**What is required:**
All pictures are to be skipped; retype only the lines from the top of the entries through the line with "(cap1) at (442,521)", both included.

* BEGIN Records supplied *

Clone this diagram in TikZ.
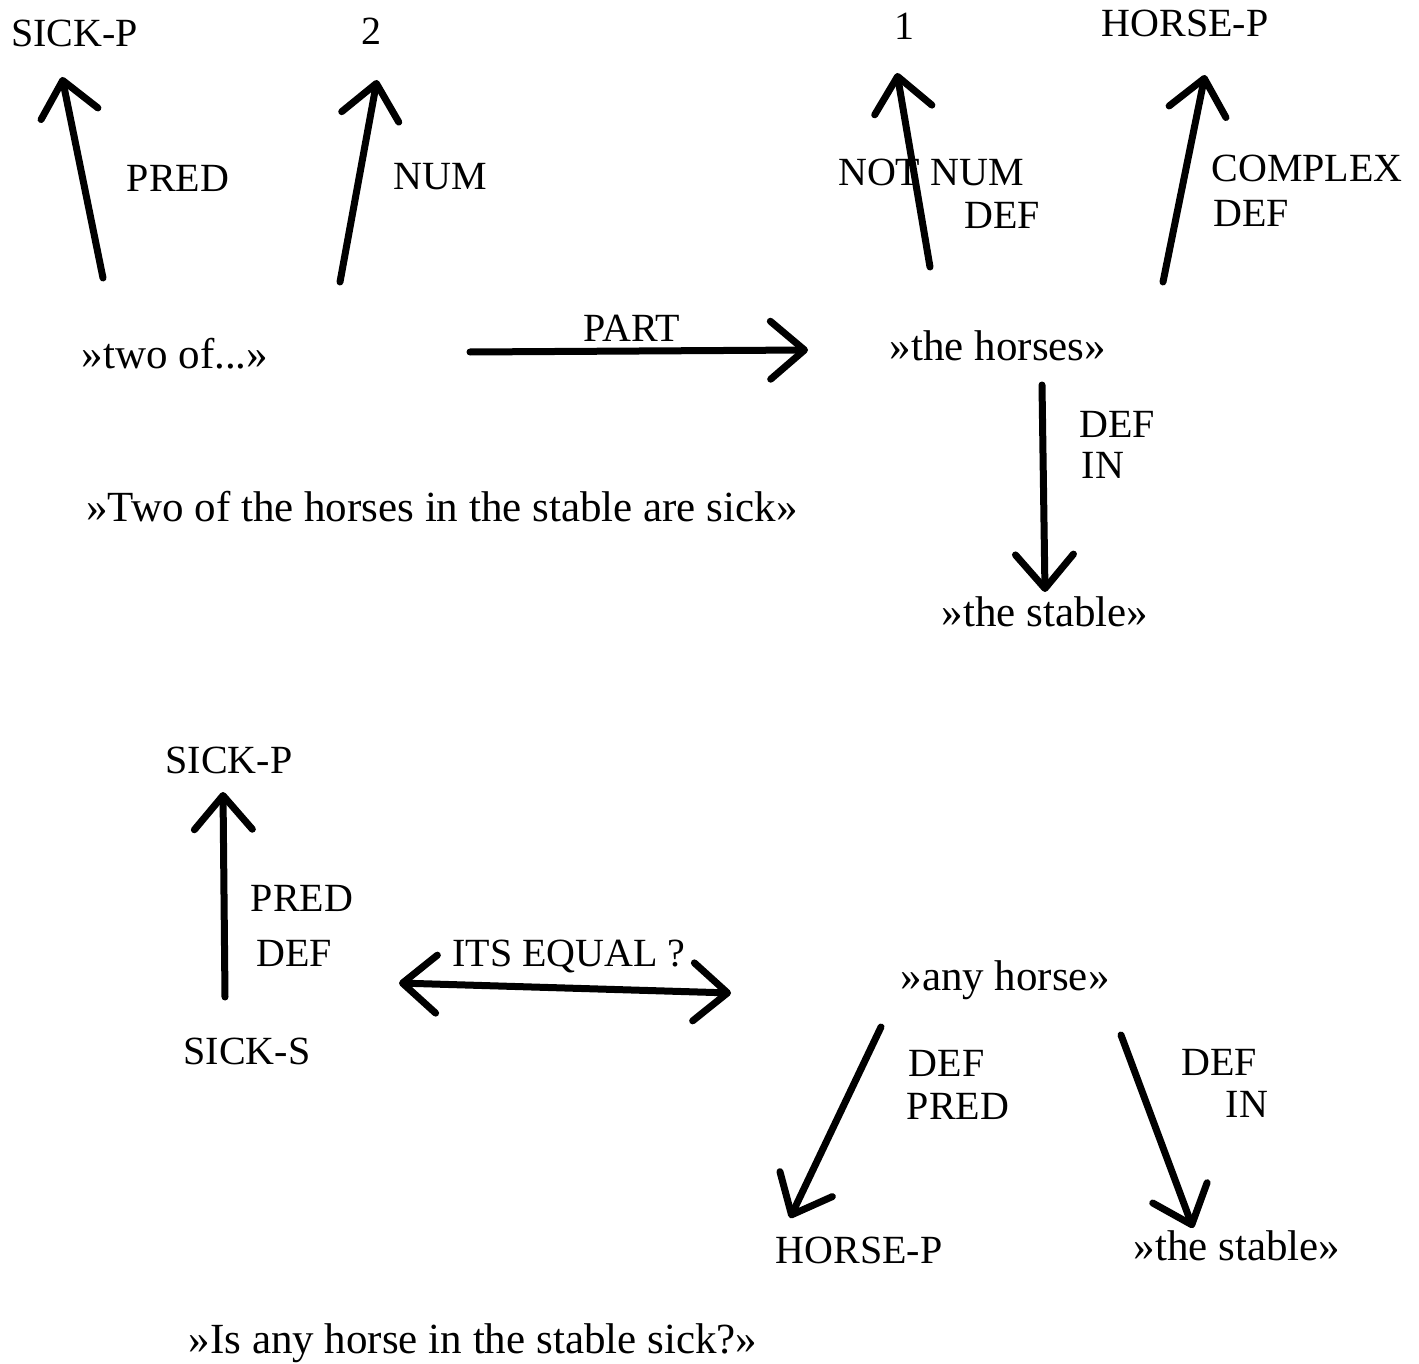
\documentclass[tikz,border=0pt]{standalone}
\usepackage{fontspec}
\setmainfont{Liberation Serif}
\usetikzlibrary{arrows.meta}
\begin{document}
\begin{tikzpicture}[x=0.5pt,y=-0.5pt,
  lbl/.style={inner sep=0pt,anchor=base,font=\fontsize{20}{24}\selectfont},
  phrase/.style={lbl,font=\fontsize{21.5}{26}\selectfont},
  arr/.style={line width=3.5pt,line cap=round,
    -{Straight Barb[length=17pt,width=29pt,round]}},
  darr/.style={line width=3.5pt,line cap=round,
    {Straight Barb[length=17pt,width=29pt,round]}-{Straight Barb[length=17pt,width=29pt,round]}}]
\useasboundingbox (0,0) rectangle (1419,1364);

% ---- first sentence ----
\node[lbl] (sickp1) at (74.5,47) {SICK-P};
\node[lbl] (two) at (371,45) {2};
\node[lbl] (one) at (904,40) {1};
\node[lbl] (horsep1) at (1185,37) {HORSE-P};

\node[lbl] (pred1) at (178,192) {PRED};
\node[lbl] (num1) at (440,190) {NUM};
\node[lbl] (notnum) at (931,186) {NOT NUM};
\node[lbl] (def1) at (1002,229) {DEF};
\node[lbl] (complex) at (1307,182) {COMPLEX};
\node[lbl] (def2) at (1251,227) {DEF};

\node[phrase] (twoof) at (175,368) {»two of...»};
\node[lbl] (part) at (632,342) {PART};
\node[phrase] (horses) at (998,360) {»the horses»};
\node[lbl] (def3) at (1117,437) {DEF};
\node[lbl] (in1) at (1103,478) {IN};
\node[phrase] (stable1) at (1045,626) {»the stable»};
\node[phrase] (cap1) at (442,521) {»Two of the horses in the stable are sick»};

\coordinate (a1s) at (103,278);  \coordinate (a1e) at (62,77);
\coordinate (a2s) at (340,282);  \coordinate (a2e) at (377,80);
\coordinate (a3s) at (930,267);  \coordinate (a3e) at (897,73);
\coordinate (a4s) at (1163,282); \coordinate (a4e) at (1205,75);
\coordinate (a5s) at (470,352);  \coordinate (a5e) at (808,350);
\coordinate (a6s) at (1042,385); \coordinate (a6e) at (1045,592);

\draw[arr] (a1s) -- (a1e);
\draw[arr] (a2s) -- (a2e);
\draw[arr] (a3s) -- (a3e);
\draw[arr] (a4s) -- (a4e);
\draw[arr] (a5s) -- (a5e);
\draw[arr] (a6s) -- (a6e);

% ---- second sentence ----
\node[lbl] (sickp2) at (229,773) {SICK-P};
\node[lbl] (pred2) at (302,911) {PRED};
\node[lbl] (def4) at (294,966) {DEF};
\node[lbl] (sicks) at (247,1064) {SICK-S};
\node[lbl] (equal) at (569,966) {ITS EQUAL ?};
\node[phrase] (anyhorse) at (1005,990) {»any horse»};
\node[lbl] (def5) at (946.5,1076) {DEF};
\node[lbl] (pred3) at (958,1119) {PRED};
\node[lbl] (def6) at (1219,1075) {DEF};
\node[lbl] (in2) at (1247,1117) {IN};
\node[lbl] (horsep2) at (859,1263) {HORSE-P};
\node[phrase] (stable2) at (1237,1260) {»the stable»};
\node[phrase] (cap2) at (473,1353) {»Is any horse in the stable sick?»};

\coordinate (b1s) at (225,997);  \coordinate (b1e) at (223,792);
\coordinate (b2s) at (399,983);  \coordinate (b2e) at (731,993);
\coordinate (b3s) at (881,1027); \coordinate (b3e) at (790,1218);
\coordinate (b4s) at (1121,1035); \coordinate (b4e) at (1193,1228);

\draw[arr] (b1s) -- (b1e);
\draw[darr] (b2s) -- (b2e);
\draw[arr] (b3s) -- (b3e);
\draw[arr] (b4s) -- (b4e);
\end{tikzpicture}
\end{document}
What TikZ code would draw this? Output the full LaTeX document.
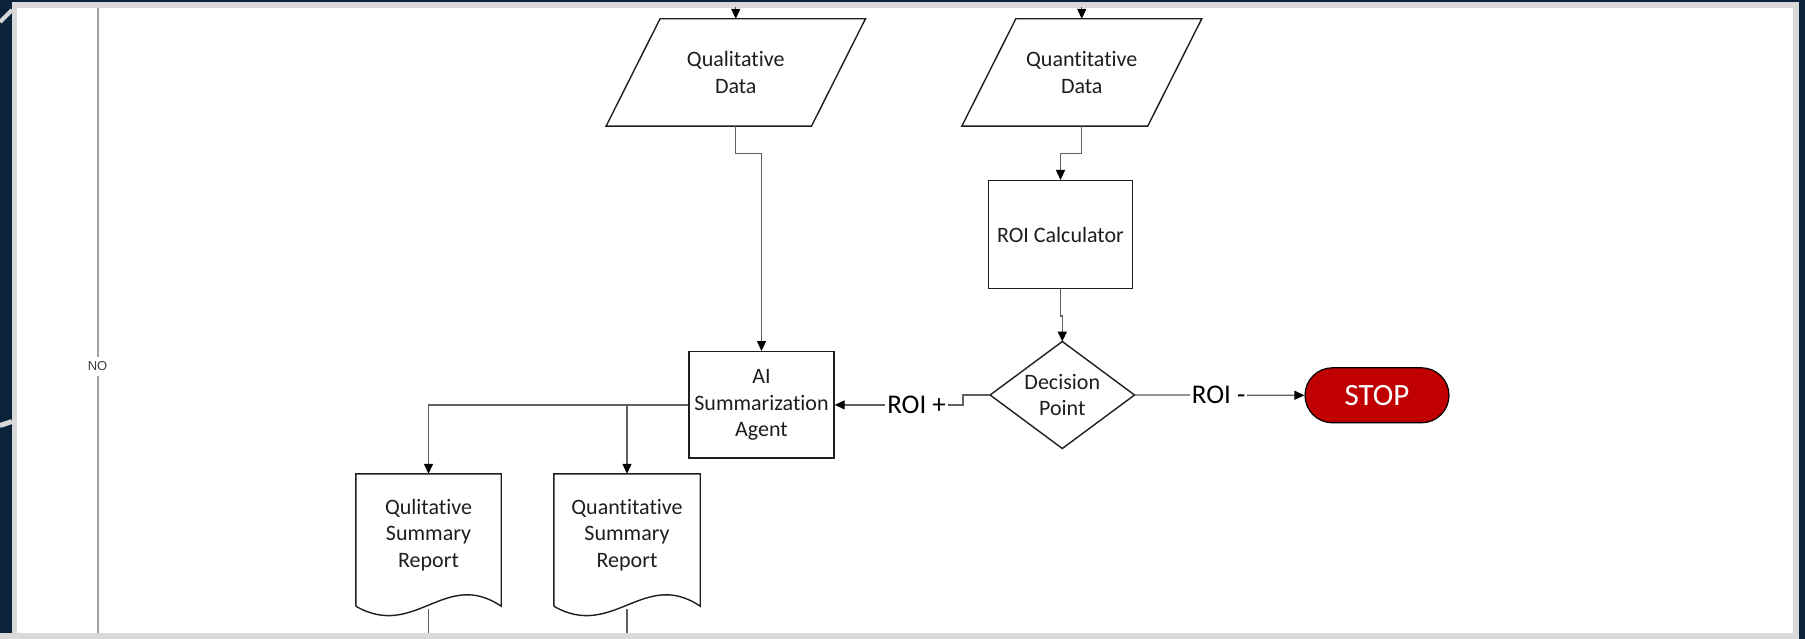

* END Records supplied *

**Full output:**
Clone this diagram in TikZ.
\documentclass[tikz,border=0pt]{standalone}
\usepackage{fontspec}
\setmainfont{Liberation Serif}
\usetikzlibrary{arrows.meta}
\begin{document}
\begin{tikzpicture}[x=0.5pt,y=-0.5pt,
  lbl/.style={inner sep=0pt,anchor=base,font=\fontsize{20}{24}\selectfont},
  phrase/.style={lbl,font=\fontsize{21.5}{26}\selectfont},
  arr/.style={line width=3.5pt,line cap=round,
    -{Straight Barb[length=17pt,width=29pt,round]}},
  darr/.style={line width=3.5pt,line cap=round,
    {Straight Barb[length=17pt,width=29pt,round]}-{Straight Barb[length=17pt,width=29pt,round]}}]
\useasboundingbox (0,0) rectangle (1419,1364);

% ---- first sentence ----
\node[lbl] (sickp1) at (74.5,47) {SICK-P};
\node[lbl] (two) at (371,45) {2};
\node[lbl] (one) at (904,40) {1};
\node[lbl] (horsep1) at (1185,37) {HORSE-P};

\node[lbl] (pred1) at (178,192) {PRED};
\node[lbl] (num1) at (440,190) {NUM};
\node[lbl] (notnum) at (931,186) {NOT NUM};
\node[lbl] (def1) at (1002,229) {DEF};
\node[lbl] (complex) at (1307,182) {COMPLEX};
\node[lbl] (def2) at (1251,227) {DEF};

\node[phrase] (twoof) at (175,368) {»two of...»};
\node[lbl] (part) at (632,342) {PART};
\node[phrase] (horses) at (998,360) {»the horses»};
\node[lbl] (def3) at (1117,437) {DEF};
\node[lbl] (in1) at (1103,478) {IN};
\node[phrase] (stable1) at (1045,626) {»the stable»};
\node[phrase] (cap1) at (442,521) {»Two of the horses in the stable are sick»};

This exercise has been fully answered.